Personal information
- Full name: Walter Robert Fairgrieve
- Date of birth: 30 August 1874
- Place of birth: Edinburgh, Scotland
- Date of death: 2 June 1915 (aged 40)
- Place of death: Troon, Scotland
- Position(s): Outside-right

Youth career
- Dalry Primrose

Senior career*
- Years: Team / Apps / (Gls)
- Glasgow Perthshire
- 1898–1899: Southampton / 1 / (0)
- 1899–1900: Luton Town / 15 / (5)
- 1900: Hibernian / 0 / (0)
- 1900: Partick Thistle / 5 / (1)
- 1900: Heart of Midlothian / 2 / (1)
- Dunfermline Athletic

= Walter Fairgrieve =

Scottish footballer (1874–1915)

Walter Robert Fairgrieve (30 August 1874 – 2 June 1915) was a Scottish professional footballer who played as an outside forward for Southampton and Luton Town in the late 1890s.

==Football career==
Fairgrieve was born in Edinburgh and started his football career with Dalry Primrose and Glasgow Perthshire, during which time he earned Scottish junior international honours and represented Glasgow in a game against Lanarkshire.
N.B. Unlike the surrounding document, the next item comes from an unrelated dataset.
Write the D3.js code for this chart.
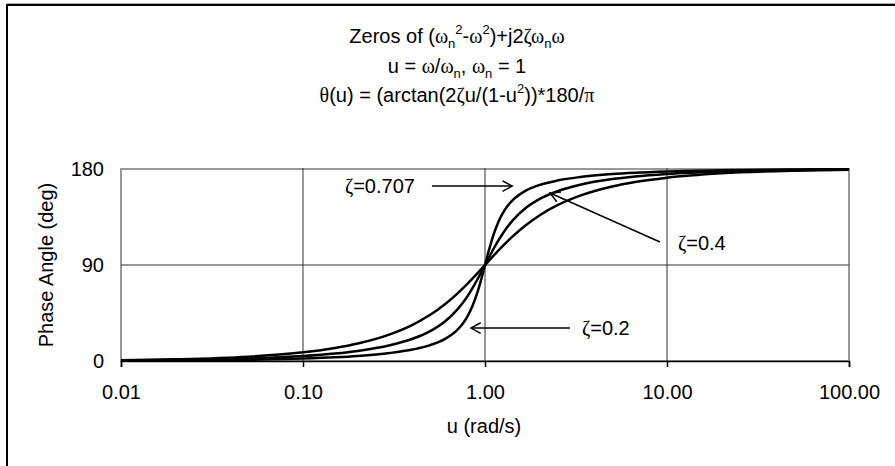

After a spell with Liverpool and a month's trial period at Everton, he joined Southern League champions Southampton in May 1898 on a professional contract. With a reputation for heavy drinking and general misconduct, he failed to secure a regular first-team place and spent most of his time at The Dell in the reserves, with his only first team outing coming when he took the place of Tom Smith for the second match of the 1898–99 season, a 2–0 defeat by New Brompton.

In the summer of 1899, he left "the Saints" to join Luton Town of the Football League Second Division, but after six months, he returned to Scotland in January 1900.

He finished his career with a brief spell in the Scottish League with Hibernian, Partick Thistle, Heart of Midlothian and Dunfermline Athletic.

== Personal life ==
Fairgrieve enlisted as a private in the 15th Battalion, Royal Scots of the British Army early in the First World War but did not see any active service. He died in Troon on 2 June 1915 following an attack of angina. He is buried in North Merchiston Cemetery in Edinburgh.